▶ _Request_
Exactly repeat the full listing that follows.
## BEGIN
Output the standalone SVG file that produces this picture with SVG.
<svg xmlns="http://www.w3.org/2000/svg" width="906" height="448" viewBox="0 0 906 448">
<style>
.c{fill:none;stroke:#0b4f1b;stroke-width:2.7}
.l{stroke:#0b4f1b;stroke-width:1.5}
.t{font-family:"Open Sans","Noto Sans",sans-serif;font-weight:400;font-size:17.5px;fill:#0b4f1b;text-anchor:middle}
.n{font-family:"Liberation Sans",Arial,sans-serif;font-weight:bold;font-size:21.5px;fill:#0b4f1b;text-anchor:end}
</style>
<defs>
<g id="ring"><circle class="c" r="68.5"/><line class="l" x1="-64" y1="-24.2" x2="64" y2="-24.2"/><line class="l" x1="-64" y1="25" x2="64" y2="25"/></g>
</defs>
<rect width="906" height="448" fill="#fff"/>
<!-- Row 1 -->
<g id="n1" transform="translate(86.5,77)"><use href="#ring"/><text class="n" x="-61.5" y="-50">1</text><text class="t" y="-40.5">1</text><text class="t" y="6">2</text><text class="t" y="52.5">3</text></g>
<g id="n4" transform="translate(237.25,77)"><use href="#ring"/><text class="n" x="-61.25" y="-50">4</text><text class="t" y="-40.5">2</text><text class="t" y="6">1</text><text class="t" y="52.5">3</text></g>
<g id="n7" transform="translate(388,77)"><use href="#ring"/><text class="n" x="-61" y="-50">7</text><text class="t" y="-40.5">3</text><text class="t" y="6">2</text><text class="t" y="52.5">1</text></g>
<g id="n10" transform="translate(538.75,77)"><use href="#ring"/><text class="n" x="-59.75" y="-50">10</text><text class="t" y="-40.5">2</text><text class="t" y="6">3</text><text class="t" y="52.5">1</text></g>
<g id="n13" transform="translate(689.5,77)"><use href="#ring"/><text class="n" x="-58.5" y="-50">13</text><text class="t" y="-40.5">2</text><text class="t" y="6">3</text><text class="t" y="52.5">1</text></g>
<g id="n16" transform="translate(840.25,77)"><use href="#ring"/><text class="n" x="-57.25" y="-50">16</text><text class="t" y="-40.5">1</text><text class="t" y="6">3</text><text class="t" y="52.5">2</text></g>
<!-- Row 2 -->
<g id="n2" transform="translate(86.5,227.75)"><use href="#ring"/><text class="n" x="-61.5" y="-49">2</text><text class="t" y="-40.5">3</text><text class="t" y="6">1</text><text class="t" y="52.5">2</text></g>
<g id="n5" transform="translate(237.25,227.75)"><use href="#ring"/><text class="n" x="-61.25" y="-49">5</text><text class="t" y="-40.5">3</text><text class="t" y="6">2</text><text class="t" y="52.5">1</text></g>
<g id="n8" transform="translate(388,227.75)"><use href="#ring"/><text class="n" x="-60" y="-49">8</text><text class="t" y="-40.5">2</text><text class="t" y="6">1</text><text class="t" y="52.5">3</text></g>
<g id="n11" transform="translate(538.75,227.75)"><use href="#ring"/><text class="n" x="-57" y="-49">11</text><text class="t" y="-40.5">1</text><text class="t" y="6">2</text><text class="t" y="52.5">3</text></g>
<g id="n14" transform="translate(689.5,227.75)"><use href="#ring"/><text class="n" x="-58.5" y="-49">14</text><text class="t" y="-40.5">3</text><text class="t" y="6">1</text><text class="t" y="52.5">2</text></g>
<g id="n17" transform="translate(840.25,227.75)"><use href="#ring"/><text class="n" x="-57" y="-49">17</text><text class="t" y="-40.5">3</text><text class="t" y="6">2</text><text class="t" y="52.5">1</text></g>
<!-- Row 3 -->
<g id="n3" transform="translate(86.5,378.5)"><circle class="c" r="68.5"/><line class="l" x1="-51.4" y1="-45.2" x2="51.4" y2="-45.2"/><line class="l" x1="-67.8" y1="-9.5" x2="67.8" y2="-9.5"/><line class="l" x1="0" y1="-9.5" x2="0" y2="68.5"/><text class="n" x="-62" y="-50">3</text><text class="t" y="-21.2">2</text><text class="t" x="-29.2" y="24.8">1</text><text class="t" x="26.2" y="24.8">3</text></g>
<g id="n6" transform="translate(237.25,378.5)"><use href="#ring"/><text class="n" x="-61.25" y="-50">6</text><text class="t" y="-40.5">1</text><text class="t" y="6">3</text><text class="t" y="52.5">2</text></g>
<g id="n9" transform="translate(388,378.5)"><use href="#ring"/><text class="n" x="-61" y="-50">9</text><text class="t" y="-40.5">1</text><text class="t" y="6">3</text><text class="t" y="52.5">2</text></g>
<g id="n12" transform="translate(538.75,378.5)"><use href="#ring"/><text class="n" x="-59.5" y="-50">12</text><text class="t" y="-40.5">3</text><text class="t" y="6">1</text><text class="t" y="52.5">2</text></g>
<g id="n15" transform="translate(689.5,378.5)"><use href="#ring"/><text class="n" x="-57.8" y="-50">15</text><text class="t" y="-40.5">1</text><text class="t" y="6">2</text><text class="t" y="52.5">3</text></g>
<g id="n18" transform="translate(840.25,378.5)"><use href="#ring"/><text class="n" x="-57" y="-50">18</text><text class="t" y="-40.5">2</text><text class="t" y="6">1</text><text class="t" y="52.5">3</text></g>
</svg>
## END
▶ _Task output_
Output the standalone SVG file that produces this picture with SVG.
<svg xmlns="http://www.w3.org/2000/svg" width="906" height="448" viewBox="0 0 906 448">
<style>
.c{fill:none;stroke:#0b4f1b;stroke-width:2.7}
.l{stroke:#0b4f1b;stroke-width:1.5}
.t{font-family:"Open Sans","Noto Sans",sans-serif;font-weight:400;font-size:17.5px;fill:#0b4f1b;text-anchor:middle}
.n{font-family:"Liberation Sans",Arial,sans-serif;font-weight:bold;font-size:21.5px;fill:#0b4f1b;text-anchor:end}
</style>
<defs>
<g id="ring"><circle class="c" r="68.5"/><line class="l" x1="-64" y1="-24.2" x2="64" y2="-24.2"/><line class="l" x1="-64" y1="25" x2="64" y2="25"/></g>
</defs>
<rect width="906" height="448" fill="#fff"/>
<!-- Row 1 -->
<g id="n1" transform="translate(86.5,77)"><use href="#ring"/><text class="n" x="-61.5" y="-50">1</text><text class="t" y="-40.5">1</text><text class="t" y="6">2</text><text class="t" y="52.5">3</text></g>
<g id="n4" transform="translate(237.25,77)"><use href="#ring"/><text class="n" x="-61.25" y="-50">4</text><text class="t" y="-40.5">2</text><text class="t" y="6">1</text><text class="t" y="52.5">3</text></g>
<g id="n7" transform="translate(388,77)"><use href="#ring"/><text class="n" x="-61" y="-50">7</text><text class="t" y="-40.5">3</text><text class="t" y="6">2</text><text class="t" y="52.5">1</text></g>
<g id="n10" transform="translate(538.75,77)"><use href="#ring"/><text class="n" x="-59.75" y="-50">10</text><text class="t" y="-40.5">2</text><text class="t" y="6">3</text><text class="t" y="52.5">1</text></g>
<g id="n13" transform="translate(689.5,77)"><use href="#ring"/><text class="n" x="-58.5" y="-50">13</text><text class="t" y="-40.5">2</text><text class="t" y="6">3</text><text class="t" y="52.5">1</text></g>
<g id="n16" transform="translate(840.25,77)"><use href="#ring"/><text class="n" x="-57.25" y="-50">16</text><text class="t" y="-40.5">1</text><text class="t" y="6">3</text><text class="t" y="52.5">2</text></g>
<!-- Row 2 -->
<g id="n2" transform="translate(86.5,227.75)"><use href="#ring"/><text class="n" x="-61.5" y="-49">2</text><text class="t" y="-40.5">3</text><text class="t" y="6">1</text><text class="t" y="52.5">2</text></g>
<g id="n5" transform="translate(237.25,227.75)"><use href="#ring"/><text class="n" x="-61.25" y="-49">5</text><text class="t" y="-40.5">3</text><text class="t" y="6">2</text><text class="t" y="52.5">1</text></g>
<g id="n8" transform="translate(388,227.75)"><use href="#ring"/><text class="n" x="-60" y="-49">8</text><text class="t" y="-40.5">2</text><text class="t" y="6">1</text><text class="t" y="52.5">3</text></g>
<g id="n11" transform="translate(538.75,227.75)"><use href="#ring"/><text class="n" x="-57" y="-49">11</text><text class="t" y="-40.5">1</text><text class="t" y="6">2</text><text class="t" y="52.5">3</text></g>
<g id="n14" transform="translate(689.5,227.75)"><use href="#ring"/><text class="n" x="-58.5" y="-49">14</text><text class="t" y="-40.5">3</text><text class="t" y="6">1</text><text class="t" y="52.5">2</text></g>
<g id="n17" transform="translate(840.25,227.75)"><use href="#ring"/><text class="n" x="-57" y="-49">17</text><text class="t" y="-40.5">3</text><text class="t" y="6">2</text><text class="t" y="52.5">1</text></g>
<!-- Row 3 -->
<g id="n3" transform="translate(86.5,378.5)"><circle class="c" r="68.5"/><line class="l" x1="-51.4" y1="-45.2" x2="51.4" y2="-45.2"/><line class="l" x1="-67.8" y1="-9.5" x2="67.8" y2="-9.5"/><line class="l" x1="0" y1="-9.5" x2="0" y2="68.5"/><text class="n" x="-62" y="-50">3</text><text class="t" y="-21.2">2</text><text class="t" x="-29.2" y="24.8">1</text><text class="t" x="26.2" y="24.8">3</text></g>
<g id="n6" transform="translate(237.25,378.5)"><use href="#ring"/><text class="n" x="-61.25" y="-50">6</text><text class="t" y="-40.5">1</text><text class="t" y="6">3</text><text class="t" y="52.5">2</text></g>
<g id="n9" transform="translate(388,378.5)"><use href="#ring"/><text class="n" x="-61" y="-50">9</text><text class="t" y="-40.5">1</text><text class="t" y="6">3</text><text class="t" y="52.5">2</text></g>
<g id="n12" transform="translate(538.75,378.5)"><use href="#ring"/><text class="n" x="-59.5" y="-50">12</text><text class="t" y="-40.5">3</text><text class="t" y="6">1</text><text class="t" y="52.5">2</text></g>
<g id="n15" transform="translate(689.5,378.5)"><use href="#ring"/><text class="n" x="-57.8" y="-50">15</text><text class="t" y="-40.5">1</text><text class="t" y="6">2</text><text class="t" y="52.5">3</text></g>
<g id="n18" transform="translate(840.25,378.5)"><use href="#ring"/><text class="n" x="-57" y="-50">18</text><text class="t" y="-40.5">2</text><text class="t" y="6">1</text><text class="t" y="52.5">3</text></g>
</svg>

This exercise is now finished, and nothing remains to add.